- Ankylosing spondylitis and Psoriatic arthritis are forms of arthritis that affects the spinal cord, skin and joints respectively.
- Statin drugs are used to lower the lipids and reduce inflammation in ankylosing spondylitis and psoriatic arthritis patients.
- Initiating statin drugs in ankylosing spondylitis and psoriatic arthritis were found to lower mortality rate by 33%.
Use of Statins by patients with ankylosing spondylitis or psoriatic arthritis were found to have a low mortality risk by 33%, finds a study from Massachusetts General Hospital, Boston.
The research findings was presented at the American College of Rheumatology Annual Scientific Meeting in Washington this week.
‘Statin therapy reduces mortality rate by 33% in ankylosing spondylitis and psoriatic arthritis patients.’
Statin drugs are usually prescribed to lower the lipids and reduce inflammation in patients with ankylosing spondylitis and psoriatic arthritis patients.
Ankylosing spondylitis is a form of arthritis which affects the spine and causes inflammation of the spinal joints. It is more likely to affect men with HLA antigen and who lack rheumatoid factor.
Psoriatic arthritis is form of arthritis which usually occurs after psoriasis and may damage the joints.

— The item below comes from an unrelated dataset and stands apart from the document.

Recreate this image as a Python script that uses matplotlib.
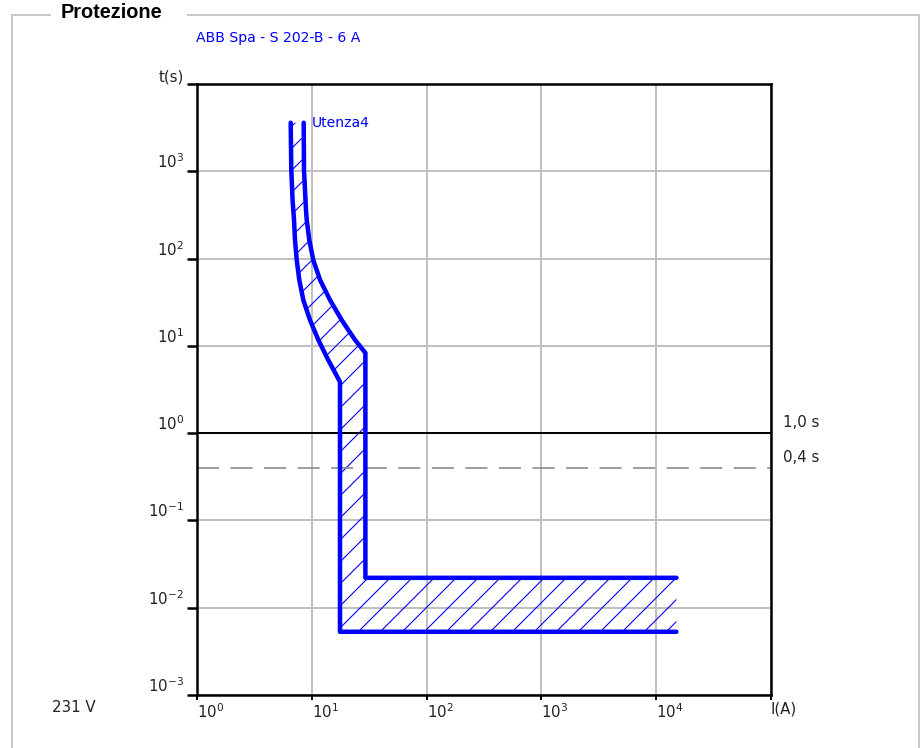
import numpy as np
import matplotlib
matplotlib.use("Agg")
import matplotlib.pyplot as plt
from matplotlib.lines import Line2D

# tripping band of the breaker (current in A, time in s)
left_i = [6.55, 6.63, 6.80, 7.00, 7.14, 7.39, 7.78, 8.43, 9.64, 11.4, 13.9, 16.7, 17.6, 17.6, 15000]
left_t = [3600, 1035, 469, 277, 163, 96.4, 56.9, 33.6, 19.8, 11.7, 6.89, 4.40, 3.86, 0.0053, 0.0053]
right_i = [8.5, 8.55, 8.9, 9.03, 9.51, 10.3, 11.8, 14.4, 18.2, 20.8, 23.8, 29.3, 29.3, 15000]
right_t = [3600, 1035, 361, 277, 163, 96.4, 56.9, 33.6, 19.8, 15.2, 11.7, 8.3, 0.022, 0.022]

x_ticks = [1, 10, 100, 1000, 10000, 100000]
x_labels = [r"$10^{0}$", r"$10^{1}$", r"$10^{2}$", r"$10^{3}$", r"$10^{4}$", "I(A)"]
y_ticks = [1e-3, 1e-2, 1e-1, 1, 10, 100, 1000, 10000]
y_labels = [r"$10^{-3}$", r"$10^{-2}$", r"$10^{-1}$", r"$10^{0}$", r"$10^{1}$",
            r"$10^{2}$", r"$10^{3}$", "t(s)"]
ref_times = [1.0, 0.4]
ref_labels = ["1,0 s", "0,4 s"]

title = "ABB Spa - S 202-B - 6 A"
curve_name = "Utenza4"
voltage = "231 V"

DPI = 132
W, H = 921, 748


def pt(px):
    return px * 72.0 / DPI


plt.rcParams["font.family"] = ["DejaVu Sans"]
plt.rcParams["mathtext.default"] = "regular"
plt.rcParams["hatch.linewidth"] = 0.6

fig = plt.figure(figsize=(W / DPI, H / DPI), dpi=DPI)
fig.patch.set_facecolor("white")

# frame around the panel, broken by the "Protezione" label
frame_col = "#c8c8c8"
fx = lambda p: p / W
fy = lambda p: 1 - p / H
for xs, ys in [([12, 50], [15, 15]), ([188, 919], [15, 15]),
               ([12, 12], [15, 748]), ([919, 919], [15, 748])]:
    fig.add_artist(Line2D([fx(v) for v in xs], [fy(v) for v in ys],
                          color=frame_col, lw=pt(2)))
fig.text(fx(61), fy(13), "Protezione", fontsize=pt(20), fontweight="bold",
         family="Liberation Sans", ha="left", va="center", color="black")
fig.text(fx(196), fy(38), title, fontsize=pt(14), color="#0000ff",
         ha="left", va="center")

ax = fig.add_axes([197 / W, 1 - 695 / H, (771 - 197) / W, (695 - 84) / H])
ax.set_xscale("log")
ax.set_yscale("log")
ax.set_xlim(1, 1e5)
ax.set_ylim(1e-3, 1e4)

ax.grid(True, which="major", color="#c0c0c0", lw=pt(2))
ax.minorticks_off()
ax.set_axisbelow(True)
for s in ax.spines.values():
    s.set_linewidth(pt(2.5))
    s.set_color("black")

ax.set_xticks(x_ticks)
ax.set_xticklabels(x_labels)
ax.set_yticks(y_ticks)
ax.set_yticklabels(y_labels)
ax.tick_params(axis="y", direction="out", length=pt(10), width=pt(2.5),
               pad=pt(3), labelsize=pt(15), labelcolor="#222222")
ax.tick_params(axis="x", direction="out", length=pt(5), width=pt(2),
               pad=pt(2), labelsize=pt(15), labelcolor="#222222")
for lab in ax.get_yticklabels():
    lab.set_va("bottom")
for lab in ax.get_xticklabels():
    lab.set_ha("left")

# reference times
ax.axhline(ref_times[0], color="black", lw=pt(2))
ax.axhline(ref_times[1], color="#808080", lw=pt(1.5), dashes=(pt(27), pt(14)))
for t, lab in zip(ref_times, ref_labels):
    ax.annotate(lab, xy=(1, t), xycoords=("axes fraction", "data"),
                xytext=(pt(12), pt(3)), textcoords="offset points",
                ha="left", va="bottom", fontsize=pt(15), color="#222222")

# hatched band between the two curves
band_x = np.concatenate([left_i, right_i[::-1]])
band_y = np.concatenate([left_t, right_t[::-1]])
ax.fill(band_x, band_y, facecolor="none", edgecolor="#0000ff", hatch="//", lw=0)
ax.plot(left_i, left_t, color="#0000ff", lw=pt(4.5),
        solid_capstyle="round", solid_joinstyle="round")
ax.plot(right_i, right_t, color="#0000ff", lw=pt(4.5),
        solid_capstyle="round", solid_joinstyle="round")
ax.annotate(curve_name, xy=(right_i[0], right_t[0]),
            xytext=(pt(8), 0), textcoords="offset points",
            ha="left", va="center", fontsize=pt(14), color="#0000ff")

fig.text(fx(52), fy(708), voltage, fontsize=pt(15), color="#222222",
         ha="left", va="center")

fig.savefig("out.png", dpi=DPI)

Psoriasis is a chronic skin condition which results in red patches of the skin.
A research team from the Massachusetts General Hospital, Boston has recently found the benefits of statins in reducing the mortality rate of patients with ankylosing spondylitis or psoriatic arhritis.
Amar Oza, MD, a rheumatologist at Massachusetts General Hospital along with his team said, "The expanding literature on the dual-role of statins to lower both inflammation and cholesterol levels has naturally led to interest in the role of statins in inflammatory arthritis."
"A randomized trial found such a dual benefit among patients with rheumatoid arthritis (RA), and a population-based study of patients with RA found a survival benefit associated with statin use as well. As such, we hoped to quantify the potential impact of statins in the seronegative spondyloarthropathies, as the risk of all-cause mortality and even cardiovascular-specific mortality has shown to be elevated in these conditions."
The research study was conducted on the population database of patients with ankylosing spondylitis or psoriatic arthritis between 2001 to 2014. Fifty different variables including disease duration, socioeconomic status, body-mass index, lifestyle articles and medication use were studied.
Out of 2904 patients with ankylosing spondylitis or psoriatic arthritis who started statins, 271 patients died during a follow up with a mean of 5.3 years. And in patients who did not take statins 376 people died during a follow up in a mean of 5.15 years.
Dr. Oza said, "Given the increased risk of mortality and cardiovascular disease compared to the general population, patients with seronegative spondyloarthropathies like Ankylosing Spondylitis and Psoriatic Arthritis may benefit from the dual anti-inflammatory and lipid-lowering properties of statins, perhaps even more than in the general population."
"This observational study raises the possibility that clinicians may have a lower threshold for starting their patients on statins to mitigate this mortality risk. To that effect, it sets the groundwork for potential clinical trials to come, which will provide high-level evidence about the impact statins have on their health."
The author concludes that further research is required to study the potential benefits of statin therapy to reduce mortality and other cardiovascular causes.